Monday, March 1, 2010

Atta Mills: A Very Divisive Person

Indeed, if ever there has been a person who is a source of divisiveness in our body politic, that person is John Evans Atta Mills, and I would demonstrate why I think so.

Do you remember a certain Member of Parliament called Michael Teye Nyaunu, who told Ghanaians that he had been punished by President Professor Mills and turned into an outcast in the party because he had criticized President Mills as being a sick man when they were in opposition and vying for power?

If you remember, Nyaunu raised the issue of the health status of Professor Atta Mills in the media in the run-up to election 2008 and called upon him to resign as flag bearer of the NDC because according to him Prof. Mills was unwell and unfit for the presidential campaign.

According to Nyaunu, he has never been forgiven for expressing a genuine concern, and the evidence is available in the fact that since the NDC won power, he has been sidelined from all appointments, even though as an MP there are many places he could have served.

I am also certain that you remember Dr. Ekwow Spio Garbrah, who is currently a Vice Chairperson of the NDC and at one time an aspirant for the position of flag bearer of the NDC.

In the run-up to the flagbearership congress of the NDC, it was Spio Garbrah who sent round text messages suggesting that Atta Mills was sick and that it was unlikely that he would be able to lead the NDC into the presidential contest.

In spite of his concerns, Mills went on to win the race, and Spio, as the runner-up to Atta Mills, legitimately expected that he would be given a ministerial position in the NDC.

This expectation never materialized, and in bitterness, Spio penned and published his famous ‘pissing-in and pissing out’ article, which led to huge controversy in this nation, and is indeed still simmering.

It was as a direct consequence of President Atta Mills’ inability to unite with Spio that he eventually decided to vie for the position of Vice Chair of the NDC.
I cannot also dilate on whether or not President Atta Mills is a unifier without spending a little time on the statement that was made by his former Spokesperson, Mahama Ayariga to the effect that the President had ordered all his appointees to ensure that they create space to address the concerns of members of the National Democratic Congress (NDC).

By that statement, President Atta Mills created two classes of Ghanaians in Ghana, which are the NDC Ghanaian, and the rest of us.

Indeed, nothing can be more divisive than for a president to tell his functionaries to give preferential treatment to his own people to the disadvantage of the rest.

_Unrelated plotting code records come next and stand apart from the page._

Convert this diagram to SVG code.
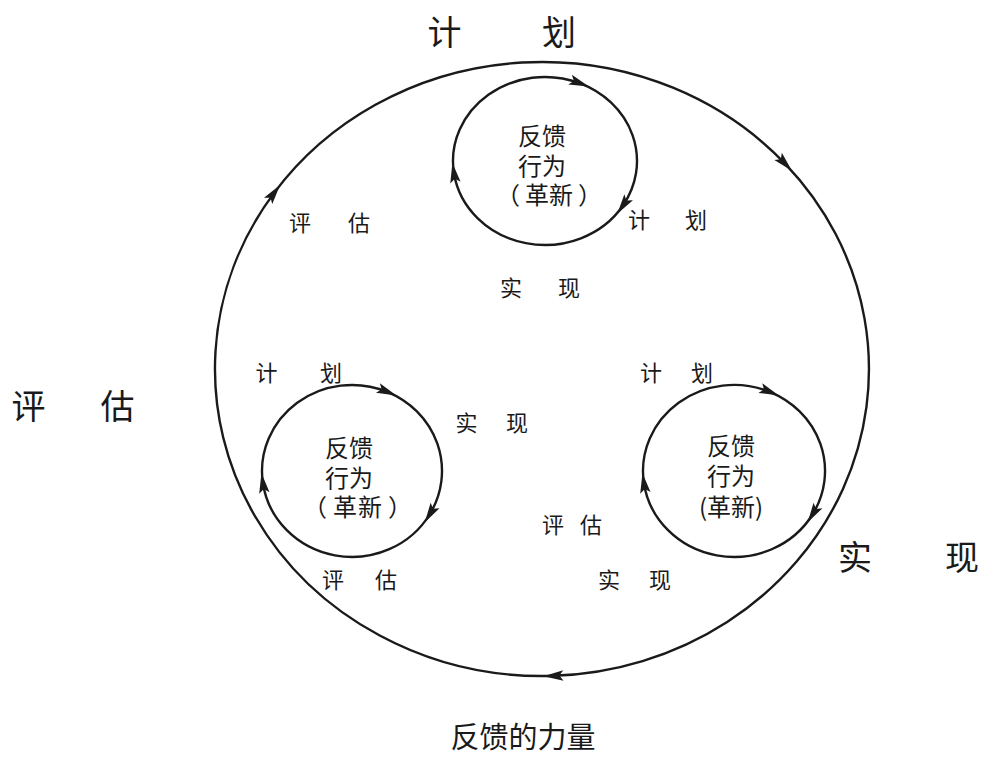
<svg xmlns="http://www.w3.org/2000/svg" width="984" height="758" viewBox="0 0 984 758">
<style>
text{font-family:"Noto Sans CJK SC","Noto Sans",sans-serif;fill:#1a1a1a;text-anchor:middle}
.big{font-size:34px}
.sm{font-size:22px}
.in{font-size:24px}
.ttl{font-size:29px}
.loop{fill:none;stroke:#1a1a1a;stroke-width:2.4;marker-start:url(#arr);marker-mid:url(#arr)}
</style>
<defs>
<marker id="arr" viewBox="-11 -6 22 12" markerWidth="22" markerHeight="12" refX="0" refY="0" orient="auto" markerUnits="userSpaceOnUse">
<path d="M-10,-5.2 L10,0 L-10,5.2 L-6,0 Z" fill="#1a1a1a"/>
</marker>
</defs>
<rect width="984" height="758" fill="#ffffff"/>

<g id="connectors">
<path class="loop" d="M274.1,192.9 A327,307 0 0 1 785.0,163.6 A327,307 0 0 1 553.4,675.8 A327,307 0 0 1 274.1,192.9"/>
</g>

<g id="outer-labels">
<text class="big" x="444.5 559" y="45">计划</text>
<text class="big" x="28.5 117.5" y="419">评估</text>
<text class="big" x="855 962" y="570">实现</text>
<text class="ttl" x="523" y="748">反馈的力量</text>
</g>

<g id="node-top">
<path class="loop" d="M579.5,83.1 A92,84 0 0 1 623,205.5 A92,84 0 0 1 453.9,172.7 A92,84 0 0 1 579.5,83.1"/>
<text class="in"><tspan x="542" y="145">反馈</tspan><tspan x="542" y="175">行为</tspan><tspan x="508 537 561 590" y="204">（革新）</tspan></text>
<text class="sm" x="300 359" y="231">评估</text>
<text class="sm" x="639 696" y="228">计划</text>
<text class="sm" x="511 569" y="296">实现</text>
</g>

<g id="node-left">
<path class="loop" d="M387.2,391.8 A90,86 0 0 1 429.9,514 A90,86 0 0 1 262.9,483 A90,86 0 0 1 387.2,391.8"/>
<text class="in"><tspan x="349" y="457">反馈</tspan><tspan x="349" y="487">行为</tspan><tspan x="315 345 370 400" y="516">（革新）</tspan></text>
<text class="sm" x="266.5 331" y="381">计划</text>
<text class="sm" x="466.5 517" y="431">实现</text>
<text class="sm" x="333 386" y="588">评估</text>
</g>

<g id="node-right">
<path class="loop" d="M769.6,391.8 A91,86 0 0 1 812.8,514 A91,86 0 0 1 643.9,483 A91,86 0 0 1 769.6,391.8"/>
<text class="in"><tspan x="731" y="455">反馈</tspan><tspan x="731" y="485">行为</tspan><tspan x="731" y="516">(革新)</tspan></text>
<text class="sm" x="651 702" y="381">计划</text>
<text class="sm" x="553 591" y="533">评估</text>
<text class="sm" x="609 660" y="588">实现</text>
</g>
</svg>
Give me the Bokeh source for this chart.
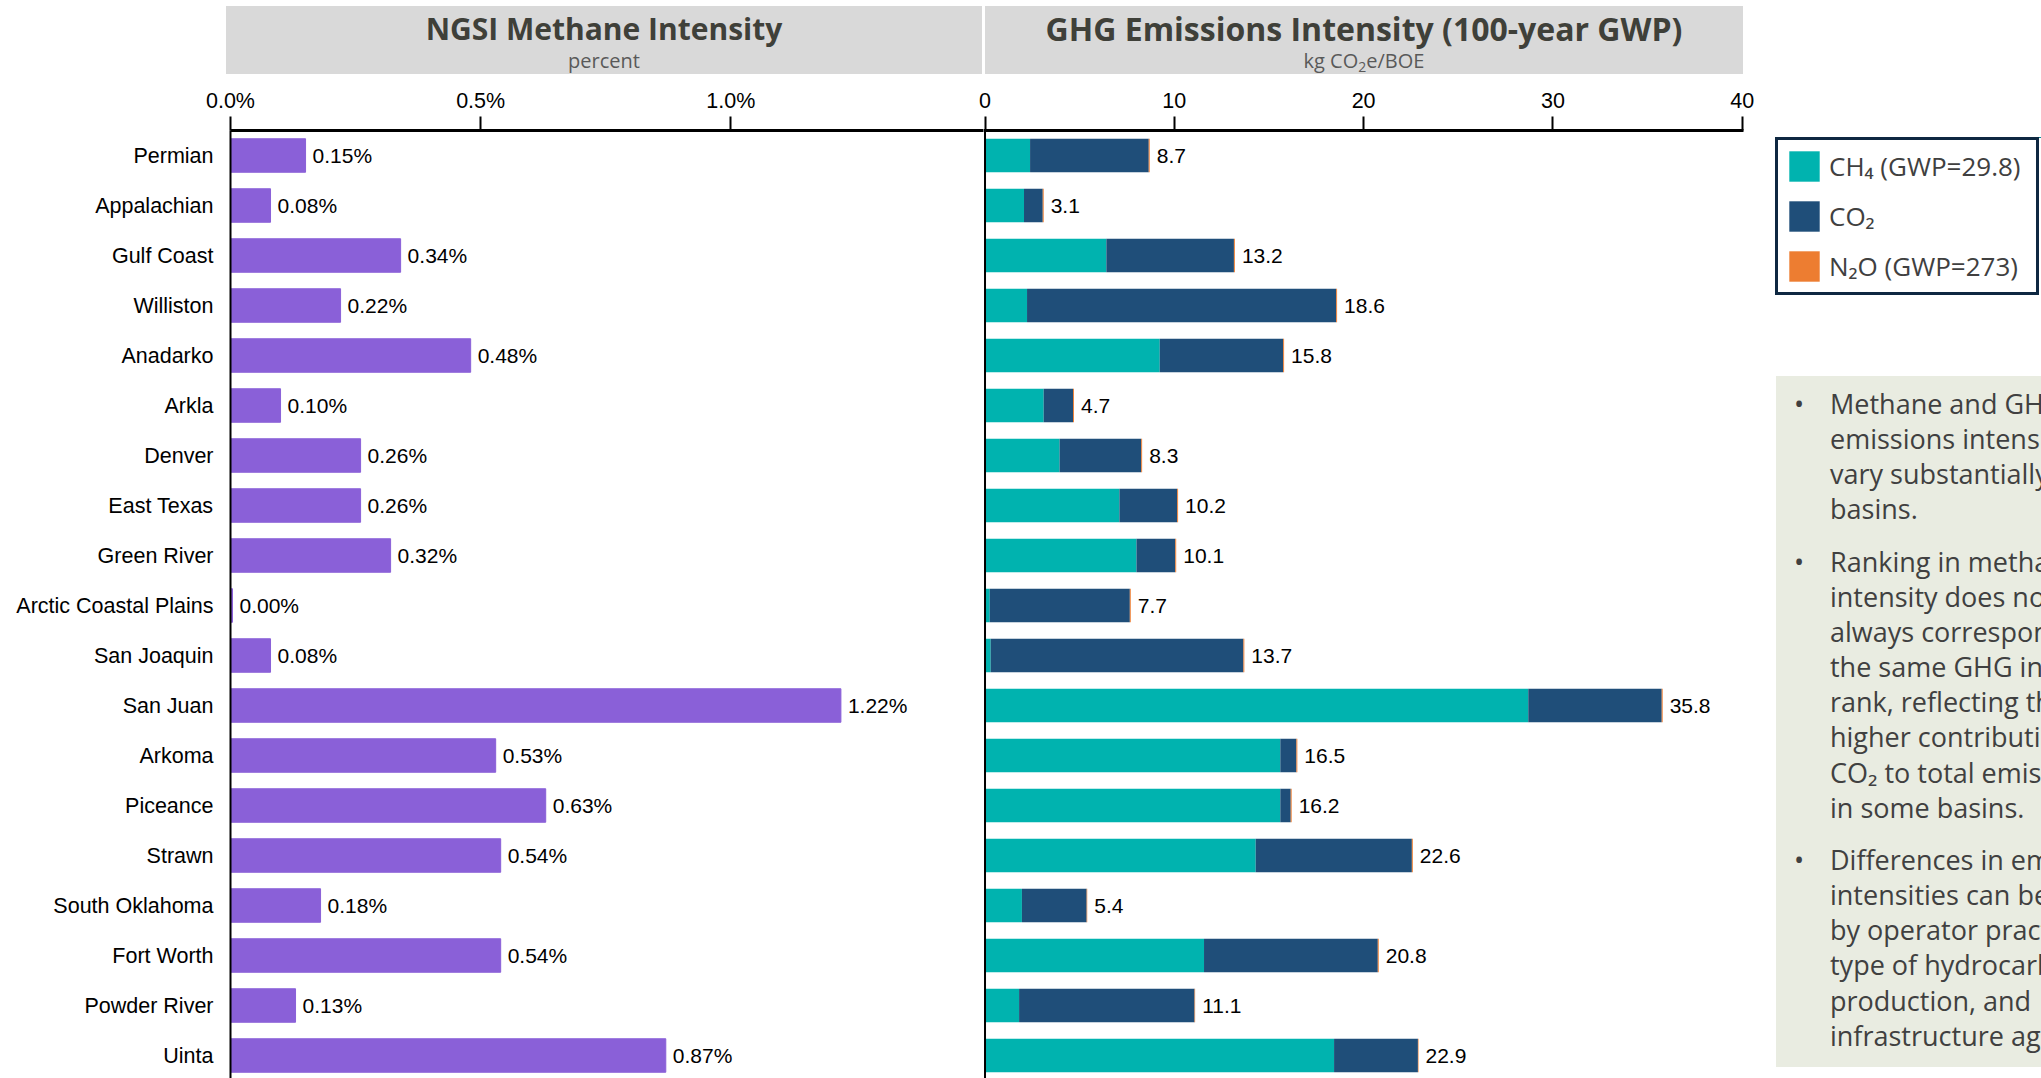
from bokeh.plotting import figure
from bokeh.models import (ColumnDataSource, FixedTicker, PrintfTickFormatter, Span,
                          Legend, LegendItem, Div, Range1d)
from bokeh.layouts import row, column
from bokeh.embed import file_html
from bokeh.resources import INLINE
from bokeh.core.properties import value

# ---------------- data ----------------
basins = ["Permian", "Appalachian", "Gulf Coast", "Williston", "Anadarko", "Arkla",
          "Denver", "East Texas", "Green River", "Arctic Coastal Plains", "San Joaquin",
          "San Juan", "Arkoma", "Piceance", "Strawn", "South Oklahoma", "Fort Worth",
          "Powder River", "Uinta"]
methane_pct = [0.15, 0.08, 0.34, 0.22, 0.48, 0.10, 0.26, 0.26, 0.32, 0.004, 0.08,
               1.22, 0.53, 0.63, 0.54, 0.18, 0.54, 0.13, 0.87]
ch4 = [2.38, 2.06, 6.41, 2.22, 9.23, 3.10, 3.94, 7.10, 8.00, 0.25, 0.30,
       28.70, 15.60, 15.60, 14.30, 1.95, 11.57, 1.80, 18.44]
co2 = [6.27, 0.99, 6.74, 16.33, 6.52, 1.55, 4.31, 3.05, 2.05, 7.40, 13.35,
       7.05, 0.85, 0.55, 8.25, 3.42, 9.18, 9.27, 4.43]
n2o = [0.05, 0.05, 0.05, 0.05, 0.05, 0.05, 0.05, 0.05, 0.05, 0.05, 0.05,
       0.05, 0.05, 0.05, 0.05, 0.03, 0.05, 0.03, 0.03]
ghg_total = [8.7, 3.1, 13.2, 18.6, 15.8, 4.7, 8.3, 10.2, 10.1, 7.7, 13.7,
             35.8, 16.5, 16.2, 22.6, 5.4, 20.8, 11.1, 22.9]
ngsi_ticks = [0.0, 0.5, 1.0]
ghg_ticks = [0, 10, 20, 30, 40]
legend_labels = ["CH\u2084 (GWP=29.8)", "CO\u2082", "N\u2082O (GWP=273)"]

PURPLE = "#8A60D8"
TEAL = "#00B3AF"
NAVY = "#1F4E79"
ORANGE = "#ED7D31"
ARIAL = "Liberation Sans"

n = len(basins)
ypos = list(range(n))

src1 = ColumnDataSource(dict(y=ypos, v=methane_pct,
                             lbl=["{:.2f}%".format(v) for v in methane_pct]))
src2 = ColumnDataSource(dict(y=ypos, ch4=ch4, co2=co2, n2o=n2o, total=ghg_total,
                             lbl=["{:.1f}".format(t) for t in ghg_total]))

FRAME_H = 948
TOP = 56


def style_x_axis(ax, standoff):
    ax.axis_line_width = 3
    ax.axis_line_color = "black"
    ax.major_tick_out = 14
    ax.major_tick_in = 0
    ax.minor_tick_out = 0
    ax.minor_tick_in = 0
    ax.major_tick_line_width = 2
    ax.major_tick_line_color = "black"
    ax.major_label_text_font = ARIAL
    ax.major_label_text_font_size = "21.5px"
    ax.major_label_text_color = "black"
    ax.major_label_standoff = standoff


# ---------------- left panel ----------------
p1 = figure(frame_width=753, frame_height=FRAME_H,
            min_border_left=230, min_border_right=0, min_border_top=TOP, min_border_bottom=0,
            x_range=Range1d(0, 1.505), y_range=Range1d(n - 0.54, -0.5),
            x_axis_location="above", toolbar_location=None, output_backend="svg",
            outline_line_color=None, margin=0)
p1.grid.visible = False
p1.hbar(y="y", right="v", left=0, height=0.67, color=PURPLE, source=src1)
p1.text(x="v", y="y", text="lbl", x_offset=7, text_baseline="middle", text_align="left",
        text_font=value(ARIAL), text_font_size="21px", text_color="black", source=src1)
xa = p1.xaxis[0]
xa.ticker = FixedTicker(ticks=ngsi_ticks)
xa.formatter = PrintfTickFormatter(format="%.1f%%")
style_x_axis(xa, 4)
ya = p1.yaxis[0]
ya.ticker = FixedTicker(ticks=ypos)
ya.major_label_overrides = {i: b for i, b in enumerate(basins)}
ya.major_tick_out = 0
ya.major_tick_in = 0
ya.minor_tick_out = 0
ya.minor_tick_in = 0
ya.axis_line_width = 2
ya.axis_line_color = "black"
ya.major_label_text_font = ARIAL
ya.major_label_text_font_size = "21.5px"
ya.major_label_text_color = "black"
ya.major_label_standoff = 17

# ---------------- right panel ----------------
p2 = figure(frame_width=760, frame_height=FRAME_H,
            min_border_left=12, min_border_right=17, min_border_top=TOP, min_border_bottom=0,
            x_range=Range1d(-0.08, 40.07), y_range=Range1d(n - 0.54, -0.5),
            x_axis_location="above", y_axis_location=None,
            toolbar_location=None, output_backend="svg",
            outline_line_color=None, border_fill_color=None, margin=(0, 0, 0, -12))
p2.grid.visible = False
p2.hbar_stack(["ch4", "co2", "n2o"], y="y", height=0.67,
              color=[TEAL, NAVY, ORANGE], line_color=None, source=src2)
p2.text(x="total", y="y", text="lbl", x_offset=7, text_baseline="middle", text_align="left",
        text_font=value(ARIAL), text_font_size="21px", text_color="black", source=src2)
p2.add_layout(Span(location=0, dimension="height", line_color="black", line_width=2))
xb = p2.xaxis[0]
xb.ticker = FixedTicker(ticks=ghg_ticks)
style_x_axis(xb, 9)

# ---------------- legend (its own small canvas, same series) ----------------
lf = figure(width=281, height=302, min_border_left=15, min_border_top=63,
            min_border_right=0, min_border_bottom=0,
            x_range=Range1d(0, 1), y_range=Range1d(-100, -99),
            x_axis_location=None, y_axis_location=None,
            toolbar_location=None, output_backend="svg", outline_line_color=None, margin=0)
lf.grid.visible = False
lrs = lf.hbar_stack(["ch4", "co2", "n2o"], y="y", height=0.67,
                    color=[TEAL, NAVY, ORANGE], line_color=None, source=src2)
items = [LegendItem(label=lab, renderers=[r]) for lab, r in zip(legend_labels, lrs)]
leg = Legend(items=items, location="top_left", margin=0, padding=7, spacing=12,
             glyph_width=38, glyph_height=38, label_height=38, label_width=200,
             label_standoff=6, label_text_font="Open Sans", label_text_font_size="26px",
             label_text_color="#404040", border_line_color="#0E2841", border_line_width=3,
             border_line_alpha=1, background_fill_color="white", background_fill_alpha=1)
lf.add_layout(leg)

# ---------------- text box ----------------
paras = [
    ["Methane and GHG", "emissions intensities", "vary substantially across", "basins."],
    ["Ranking in methane", "intensity does not", "always correspond to", "the same GHG intensity",
     "rank, reflecting the", "higher contribution of", "CO\u2082 to total emissions",
     "in some basins."],
    ["Differences in emissions", "intensities can be driven", "by operator practices,",
     "type of hydrocarbon", "production, and", "infrastructure age."],
]
body = ""
for lines in paras:
    body += ("<div style='position:relative;padding-left:54px;margin-bottom:17px;white-space:nowrap;'>"
             "<span style='position:absolute;left:18px;top:0;'>&bull;</span>"
             + "<br>".join(lines) + "</div>")
text_html = ("<div style='margin-left:16px;width:265px;height:691px;background:#E9ECE1;"
             "overflow:hidden;font-family:\"Open Sans\";font-size:27px;line-height:35.15px;"
             "color:#404040;padding-top:10px;box-sizing:border-box;'>" + body + "</div>")
text_div = Div(text=text_html, width=281, height=702, margin=0)

colC = column(lf, text_div, spacing=0)


# ---------------- titles ----------------
def title_box(left, width, title, sub, size):
    return ("<div style='position:absolute;left:%dpx;top:6px;width:%dpx;height:68px;"
            "background:#D9D9D9;text-align:center;font-family:\"Open Sans\";'>"
            "<div style='font-weight:700;font-size:%dpx;line-height:36px;padding-top:5px;"
            "color:#3F4039;white-space:nowrap;'>%s</div>"
            "<div style='font-size:20px;line-height:24px;margin-top:2px;color:#595959;"
            "white-space:nowrap;'>%s</div></div>") % (left, width, size, title, sub)


title_html = ("<div style='position:relative;width:2041px;height:74px;'>"
              + title_box(226, 756, "NGSI Methane Intensity", "percent", 30)
              + title_box(985, 758, "GHG Emissions Intensity (100-year GWP)",
                          "kg CO<span style='font-size:0.7em;position:relative;top:0.3em;line-height:0'>2</span>e/BOE",
                          32)
              + "</div>")
title_div = Div(text=title_html, width=2041, height=74, margin=0)

layout = column(title_div, row(p1, p2, colC, spacing=0), spacing=0)

open("out.html", "w").write(file_html(layout, INLINE))
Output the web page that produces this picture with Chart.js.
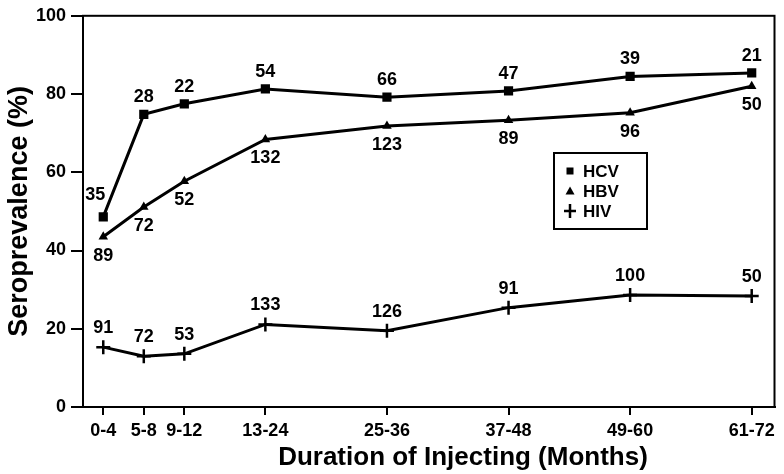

In any proper democracy, such talk would have led to impeachment, and demonstrates clearly that Atta Mills is unfit to be president by temperament.

I also cannot expand on whether or not the President is a unifier, without bringing to mind the decision that was taken by the son of the glutton, Koku Anyidoho, the Director of Communications at the Presidency, to keep out certain journalists because according to him, he cannot deal with them.

Personally, I find Anyidoho and his boss to be a pair of chargeable characters.

The Presidency is for all of us, and personal feelings do no come into it. It is in this direction that Anyidoho’s attempts to create divisions on the media front should be seen as totally unacceptable and the President’s acceptance of same as reprehensible and conflict-ridden.

But why am I complaining? Was it not Mills who said that people in the public services who do not share in the vision and ideology of his party ought not to be in public services? It was Mills himself, the President. With such utterances, how can anybody claim that Mills stands for unity?

Once again I say that when you see Atta Mills, remember one clear fact; he is a man who endorses evil for his own political ends and a source of divisiveness.